[libvoikko] Proposed interface for hyphenator components

Mon Dec 7 02:55:46 EET 2009

If the word is very long and the column narrow, a single word may have
to be broken onto several lines. If all the hyphenation points and their
side-effects are not explicitly linked to the input character sequence,
it may be impossible for a language-independent device to know how to
correctly insert multiple hyphens into the string.

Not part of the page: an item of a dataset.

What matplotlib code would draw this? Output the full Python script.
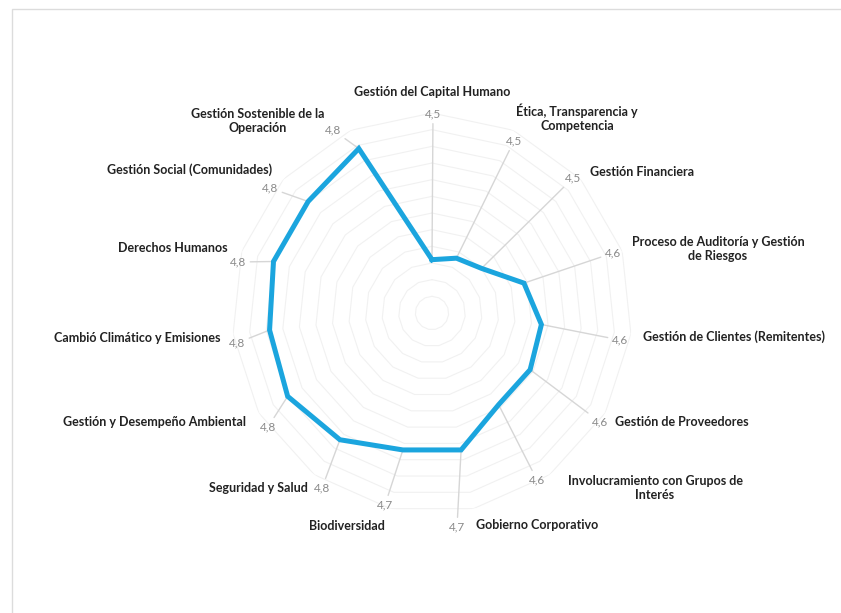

To recapitulate the discussion:
 > We could make this more explicit by marking what needs to be
 > removed/inserted when hyphenating at given position: bus[/s-]skys[/s-]
 > sta[/-]sjo[/-]n[/-]en. But even that is not enough if there is a
 > language where hyphenating at some position requires changes to the
 > word in multiple places. For example if in some language we have a
 > word "abcdefg" that hyphenates as "ab-bcdeefg" and "abc-defg" there is
 > no way to describe the hyphenation using these formats.
 >
 > A more general alternative would be to return a list of strings
 > showing each possible hyphenation separately.
 >
 >> busskysstasjonen -> buss-7skyss-7sta-2sjo-2n-5en
 >>
 >> That is, better hyphenation can be provided if the different
 >> hyphenation points are weighted. The notation used is just an
 >> example, it could be something else.
 >
 > If we take all these issues into account, the result from hyphenate
 > method could be a List<HyphenatedWord> ...
 >
 > And for the example word the result would be (in pseudocode)
 > [("buss-skysstasjonen", 7),
 >  ("busskyss-stasjonen", 7),
 >  ("busskyssta-sjonen", 2),
 >  ("busskysstasjo-nen", 2),
 >  ("busskysstasjon-en", 5)]

All of the above can be returned in a single weighted transducer-like
character array where the hyphenation point after a given character is
indicated using a weight. This also removes the burden from the
application software to know what language is being hyphenated and how
to align the input string with the output string when inserting multiple
hyphens:

b b 0
u u 0
s s 0
s s 7
   s 0
k k 0
y y 0
s s 0
s s 7
   s 0
t t 0
a a 0
s s 2
j j 0
o o 2
n n 5
e e 0
n n 0

There are also languages where more than one character can be added when
introducing a hyphenation point. This may look something like the
example below, if the intention is to indicate that something is added
both at the end of one syllable and at the beginning of the next:

a a 0
b b 0
   b 7
   c 0
c c 0
d d 0

Other effects on the spelling could also be modeled with this, but the
consolidated output assumes that the effects of hyphenation are always
local, i.e. there are no discontinuous side-effects further away in the
string for hyphenating at one point and that any changes in the input
string surrounding the introduced hyphen relate to this hyphen, i.e. the
first non-changing character on either side of a hyphen breaks the need
to modify the input string.

This also accommodates languages where characters disappear if the word
is hyphenated:

a a 0
b b 0
c c 7
d   0
e e 0
f f 0

To fully model complex, overlapping, conflicting or non-local effects of
hyphenation, we may still need several outputs. (However, I am not
currently aware of a language with such complex or non-local hyphenation
effects.) In any case, we would still need to be able to relate each
output character to the original input character sequence in order to
consolidate the effects of multiple hyphenation points.

Krister